Dow Chemical Co. was looking to broaden its presence in engineering plastics. Solutia Inc. was aiming to bolster the use of its Vydyne-brand nylon 6/6 resin in injection molded applications.
On Sept. 23, the companies met these needs by forming a partnership. Dow, of Midland, Mich., will become the sole compounder of St. Louis-based Solutia's nylon 6/6 for applications that serve such key markets as automotive and electrical/electronics. Dow also will distribute and sell Solutia's virgin nylon 6/6 to original equipment manufacturers.
``It's an alliance where everyone in the industry stands to benefit,'' Solutia's Ann McCorvey said in a news release. ``Solutia can tap into markets with enormous growth potential for its Vydyne nylon; Dow Plastics adds an important product to its portfolio; and the industry benefits from the increased growth of the engineering plastics market.''
McCorvey is Solutia's vice president and general manager for nylon resins and polymers.
The deal gives Dow its first presence in the nylon market. The company already produces such engineering resins as polycarbonate and ABS as well as engineering compounds based on polystyrene and polypropylene.
The partnership will produce nylon compounds at several North American sites, including Dow's joint venture plant with Cleveland-based M.A. Hanna Co. in Clinton, Tenn. It will manufacture the products in Europe at a Dow site in Terneuzen, the Netherlands.
Solutia previously had sold its nylon resin to dozens of independent compounders but was not making major inroads into injection molding markets, a company spokesman said. Dow's global connections in engineering plastics should improve Solutia's performance in this area, he said.
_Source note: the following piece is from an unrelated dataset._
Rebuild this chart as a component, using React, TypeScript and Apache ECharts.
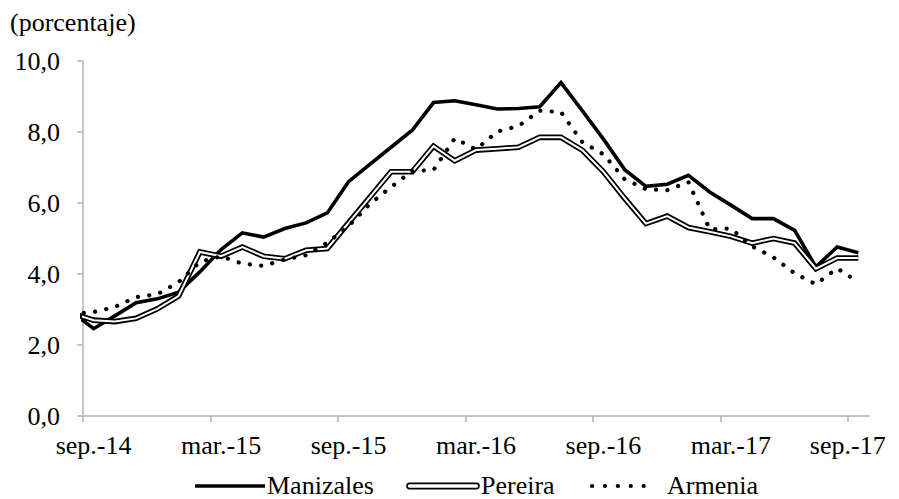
import React, { useEffect, useRef } from "react";
import * as echarts from "echarts";

// Months: the first (ago.-14) lies just outside the axis and is clipped.
const months = [
  "ago.-14", "sep.-14", "oct.-14", "nov.-14", "dic.-14",
  "ene.-15", "feb.-15", "mar.-15", "abr.-15", "may.-15", "jun.-15", "jul.-15", "ago.-15", "sep.-15", "oct.-15", "nov.-15", "dic.-15",
  "ene.-16", "feb.-16", "mar.-16", "abr.-16", "may.-16", "jun.-16", "jul.-16", "ago.-16", "sep.-16", "oct.-16", "nov.-16", "dic.-16",
  "ene.-17", "feb.-17", "mar.-17", "abr.-17", "may.-17", "jun.-17", "jul.-17", "ago.-17", "sep.-17",
];

const manizales = [
  2.92, 2.46, 2.82, 3.19, 3.3,
  3.49, 4.06, 4.69, 5.16, 5.04, 5.28, 5.44, 5.72, 6.6, 7.09, 7.57, 8.05,
  8.83, 8.88, 8.77, 8.65, 8.66, 8.71, 9.39, 8.6, 7.8, 6.94, 6.47, 6.53,
  6.78, 6.31, 5.94, 5.56, 5.56, 5.23, 4.2, 4.76, 4.6,
];

const pereira = [
  2.89, 2.7, 2.66, 2.75, 3.02,
  3.38, 4.62, 4.5, 4.76, 4.5, 4.43, 4.67, 4.72, 5.44, 6.16, 6.88, 6.88,
  7.6, 7.19, 7.49, 7.53, 7.57, 7.85, 7.85, 7.49, 6.88, 6.13, 5.42, 5.63,
  5.31, 5.19, 5.06, 4.87, 5.0, 4.87, 4.15, 4.45, 4.45,
];

const armenia = [
  2.88, 2.93, 3.07, 3.35, 3.43,
  3.77, 4.34, 4.5, 4.29, 4.23, 4.41, 4.53, 4.88, 5.35, 5.97, 6.45, 6.9,
  6.93, 7.82, 7.51, 8.01, 8.17, 8.6, 8.56, 7.72, 7.37, 6.67, 6.39, 6.36,
  6.59, 5.26, 5.28, 4.78, 4.47, 4.02, 3.71, 4.16, 3.77,
];

const seriesNames = ["Manizales", "Pereira", "Armenia"];
const yTicks = [0, 2, 4, 6, 8, 10];
const xTickPositions = [0, 6, 12, 18, 24, 30, 36];
const xLabelPositions = [0.5, 6.5, 12.5, 18.5, 24.5, 30.5, 36];
const unitLabel = "(porcentaje)";

const FONT = '"Liberation Serif", "Times New Roman", serif';
const AXIS_GRAY = "#b3b3b3";

const toPoints = (arr: number[]) => arr.map((v, i) => [i - 0.5, v]);

export default function App() {
  const ref = useRef<HTMLDivElement>(null);

  useEffect(() => {
    if (!ref.current) return;
    const chart = echarts.init(ref.current, null, { renderer: "svg" });

    const textStyle = (text: string, x: number, y: number) => ({
      type: "text",
      style: {
        text,
        x,
        y,
        fill: "#000",
        fontSize: 26,
        fontFamily: FONT,
        verticalAlign: "middle",
        align: "left",
      },
    });

    const legendY = 485;

    chart.setOption({
      animation: false,
      backgroundColor: "#fff",
      grid: { left: 83, right: 30, top: 61, bottom: 83, containLabel: false },
      xAxis: {
        type: "value",
        min: 0,
        max: 37,
        splitLine: { show: false },
        axisLine: { show: true, lineStyle: { color: AXIS_GRAY, width: 1.5 } },
        axisTick: {
          show: true,
          length: 6,
          inside: false,
          customValues: xTickPositions,
          lineStyle: { color: AXIS_GRAY, width: 1.5 },
        },
        axisLabel: {
          customValues: xLabelPositions,
          formatter: (v: number) => months[Math.floor(v) + 1],
          color: "#000",
          fontSize: 26,
          fontFamily: FONT,
          margin: 16,
        },
      },
      yAxis: {
        type: "value",
        min: 0,
        max: 10,
        interval: 2,
        splitLine: { show: false },
        axisLine: { show: true, lineStyle: { color: AXIS_GRAY, width: 1.5 } },
        axisTick: { show: true, length: 6, inside: false, lineStyle: { color: AXIS_GRAY, width: 1.5 } },
        axisLabel: {
          formatter: (v: number) => (yTicks.includes(v) ? v.toFixed(1).replace(".", ",") : ""),
          color: "#000",
          fontSize: 26,
          fontFamily: FONT,
          margin: 23,
        },
      },
      series: [
        {
          name: seriesNames[0],
          type: "line",
          data: toPoints(manizales),
          symbol: "none",
          clip: true,
          z: 2,
          lineStyle: { color: "#000", width: 3.6, join: "miter" },
        },
        {
          name: seriesNames[1],
          type: "line",
          data: toPoints(pereira),
          symbol: "none",
          clip: true,
          z: 3,
          lineStyle: { color: "#000", width: 5.6, join: "miter" },
        },
        {
          name: seriesNames[1] + " (interior)",
          type: "line",
          data: toPoints(pereira),
          symbol: "none",
          clip: true,
          z: 4,
          lineStyle: { color: "#fff", width: 2, join: "miter" },
        },
        {
          name: seriesNames[2],
          type: "line",
          data: toPoints(armenia),
          symbol: "none",
          clip: true,
          z: 5,
          lineStyle: { color: "#000", width: 4.2, type: [0.1, 11.3], cap: "round", join: "round" },
        },
      ],
      graphic: [
        textStyle(unitLabel, 10, 22.5),
        {
          type: "line",
          shape: { x1: 195, y1: legendY + 1, x2: 265, y2: legendY + 1 },
          style: { stroke: "#000", lineWidth: 3.6 },
        },
        textStyle(seriesNames[0], 267, legendY),
        {
          type: "rect",
          shape: { x: 407, y: legendY + 1 - 2.6, width: 72, height: 5.2, r: 2.6 },
          style: { stroke: "#000", lineWidth: 1.6, fill: "#fff" },
        },
        textStyle(seriesNames[1], 481, legendY),
        {
          type: "line",
          shape: { x1: 592, y1: legendY + 1, x2: 656, y2: legendY + 1 },
          style: { stroke: "#000", lineWidth: 4.2, lineDash: [0.1, 12.8], lineCap: "round" },
        },
        textStyle(seriesNames[2], 667, legendY),
      ],
    });

    return () => chart.dispose();
  }, []);

  return (
    <div
      ref={ref}
      style={{ position: "fixed", left: 0, top: 0, width: 899, height: 499, background: "#fff" }}
    />
  );
}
The partnership will allow Dow to take aim at under-the-hood automotive uses, including air-intake manifolds, according to Ken VanDerWende, global project manager for Dow Engineering Plastics. The automotive market accounts for more than half of North American nylon resin sales.
VanDerWende added the nylon compounds could fill a performance gap between Dow's Questra-brand syndiotactic PS and Inspire-brand PP resins.
``There's 3 billion pounds of global product needs we now can access,'' VanDerWende said.
Solutia has 300 million pounds of nontextile nylon 6/6 capacity in Pensacola, Fla., with about 75 percent of that total going into injection molding uses.
The company, which ranks second to DuPont in North American nylon 6/6 production, plans to add about 60 million pounds of capacity in 1999. It plans to add another 60 million-pound capacity expansion in 2000, but that could be increased if the Dow partnership blossoms.